Gravity is what keeps the solar system together. The Sun is by far the most massive thing nearby. Its gravity holds Earth and the other planets in their orbits. Without the Sun's pull, Earth would fly off in a straight line into deep space. Instead, Earth loops around the Sun once a year, trapped by gravity it cannot see or touch.

The same thing happens closer to home. Earth's gravity holds the Moon in orbit about 239,000 miles away. The Moon's gravity pulls back on Earth. That pull is what causes the ocean tides, lifting the sea higher twice a day.

Many people think there is no gravity in space. That is not true. On the International Space Station, about 250 miles above Earth, gravity is still almost 90 percent as strong as it is on the ground. So why do astronauts float? Because the space station is falling. It moves sideways so fast, about 17,500 miles per hour, that it keeps missing the Earth as it falls. The astronauts inside are falling at the same speed as the station, so they feel weightless. Scientists call this free fall.

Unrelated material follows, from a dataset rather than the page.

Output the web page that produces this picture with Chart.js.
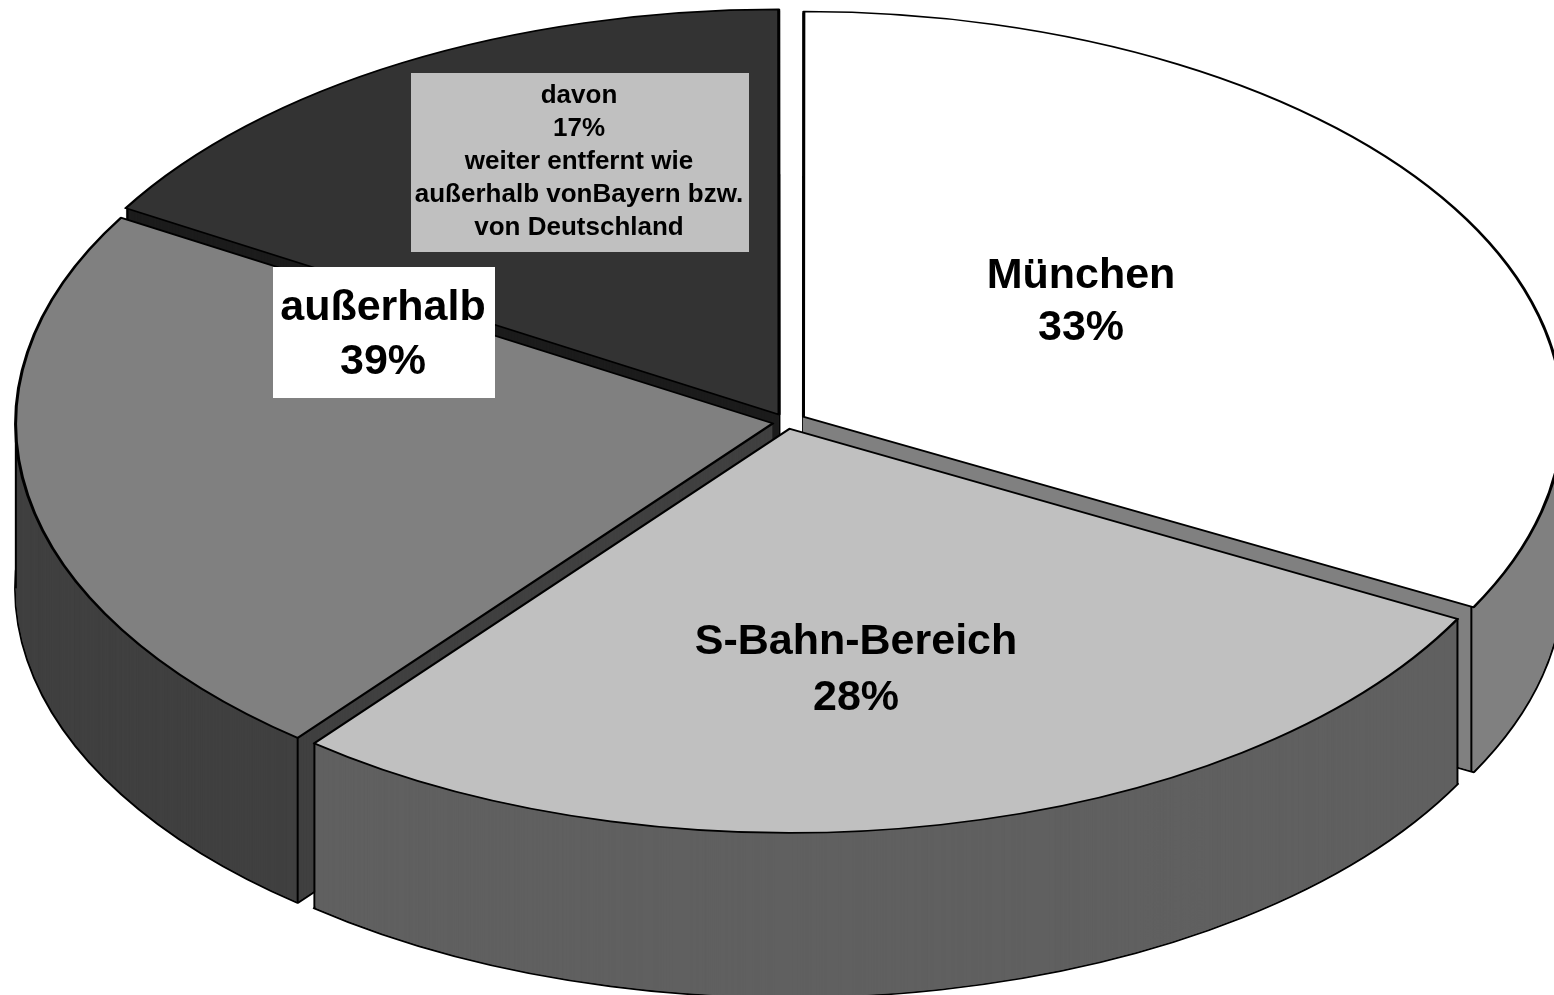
<!DOCTYPE html>
<html><head><meta charset="utf-8">
<style>html,body{margin:0;padding:0;background:#fff;overflow:hidden}canvas{display:block}</style>
<script src="https://cdn.jsdelivr.net/npm/chart.js@4"></script>
</head><body><canvas id="c" width="1554" height="995"></canvas>
<script>
const categories = ['München', 'S-Bahn-Bereich', 'außerhalb', 'davon weiter entfernt'];
const values = [32.8, 28, 22.7, 16.5];
const topColours = ['#ffffff', '#c0c0c0', '#808080', '#333333'];
const wallColours = ['#808080', '#606060', '#404040', '#1c1c1c'];
const explode = [48, 32, 36, 40];
const drawOrder = [3, 0, 2, 1];
const bigLabels = [
  {lines:['München','33%'], x:1081, y:[276,328]},
  {lines:['S-Bahn-Bereich','28%'], x:856, y:[642,698]},
  {lines:['außerhalb','39%'], x:383, y:[308,362], box:[273,267,222,131,'#ffffff']}
];
const noteLabel = {lines:['davon','17%','weiter entfernt wie','außerhalb vonBayern bzw.','von Deutschland'], x:579, y:[96,129,162,195,228], box:[411,73,338,179,'#c0c0c0']};
const centre = {x:787, y:422}, radii = {x:757, y:404}, depth = 165;

const pie3d = {
  id:'pie3d',
  beforeDatasetsDraw(chart){
    const ctx = chart.ctx, arcs = chart.getDatasetMeta(0).data, R = arcs[0].outerRadius;
    const sx = radii.x/R, sy = radii.y/R;
    const apply = (dy)=>{ctx.setTransform(sx,0,0,sy,centre.x-arcs[0].x*sx,centre.y+dy-arcs[0].y*sy);};
    const paint = (arc,fill,stroke,bw)=>{
      const o = arc.options;
      arc.options = {offset:o.offset,spacing:0,borderRadius:0,circular:true,borderAlign:'center',borderJoinStyle:'round',backgroundColor:fill,borderColor:stroke,borderWidth:bw};
      arc.draw(ctx);
      arc.options = o;
    };
    drawOrder.forEach(i=>{
      const arc = arcs[i], wall = wallColours[i];
      ctx.save();
      apply(depth); paint(arc,wall,'#000',1.9);
      for(let k=depth-1;k>0;k--){apply(k); paint(arc,wall,wall,0);}
      // vertical edges of the wall, derived from the arc element itself
      const mid=(arc.startAngle+arc.endAngle)/2, d=arc.options.offset/4;
      const ox=arc.x+Math.cos(mid)*d, oy=arc.y+Math.sin(mid)*d;
      const edges=[arc.startAngle,arc.endAngle];
      if(arc.startAngle<=Math.PI && arc.endAngle>=Math.PI) edges.push(Math.PI);
      edges.forEach(a=>{
        const px=ox+Math.cos(a)*R, py=oy+Math.sin(a)*R;
        ctx.setTransform(1,0,0,1,0,0);
        const X=px*sx+centre.x-arcs[0].x*sx, Y=py*sy+centre.y-arcs[0].y*sy;
        ctx.strokeStyle='#000';ctx.lineWidth=2;ctx.lineCap='butt';ctx.beginPath();ctx.moveTo(X,Y);ctx.lineTo(X,Y+depth);ctx.stroke();
      });
      apply(0); paint(arc,topColours[i],'#000',1.9);
      ctx.restore();
    });
    return false;
  },
  afterDraw(chart){
    const ctx = chart.ctx;
    const put=(l,font)=>{
      if(l.box){ctx.fillStyle=l.box[4];ctx.fillRect(l.box[0],l.box[1],l.box[2],l.box[3]);}
      ctx.fillStyle='#000';ctx.font=font;ctx.textAlign='center';ctx.textBaseline='middle';
      l.lines.forEach((t,i)=>ctx.fillText(t,l.x,l.y[i]));
    };
    ctx.save();
    bigLabels.forEach(l=>put(l,'bold 43px "Liberation Sans"'));
    put(noteLabel,'bold 26px "Liberation Sans"');
    ctx.restore();
  }
};
new Chart(document.getElementById('c'),{
  type:'pie',
  data:{labels:categories,datasets:[{data:values,backgroundColor:topColours,borderColor:'#000',borderWidth:1,offset:explode}]},
  options:{responsive:false,animation:false,events:[],layout:{padding:0},plugins:{legend:{display:false},tooltip:{enabled:false}}},
  plugins:[pie3d]
});
</script></body></html>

Gravity gets stranger the bigger things get. Near a black hole, gravity is so powerful that not even light can escape. Albert Einstein figured out something surprising about this in 1915. He showed that gravity is not just a force pulling on things. It is a bending of space and time itself. A heavy object like the Sun makes a kind of dip in space, and planets roll around inside that dip. Scientists have tested this idea many times, and it keeps turning out to be correct.

There are still big mysteries left. Most of the gravity in the universe seems to come from something called dark matter, a kind of stuff nobody has ever seen. Scientists know it must be there because of how galaxies spin. What it actually is, we do not yet know.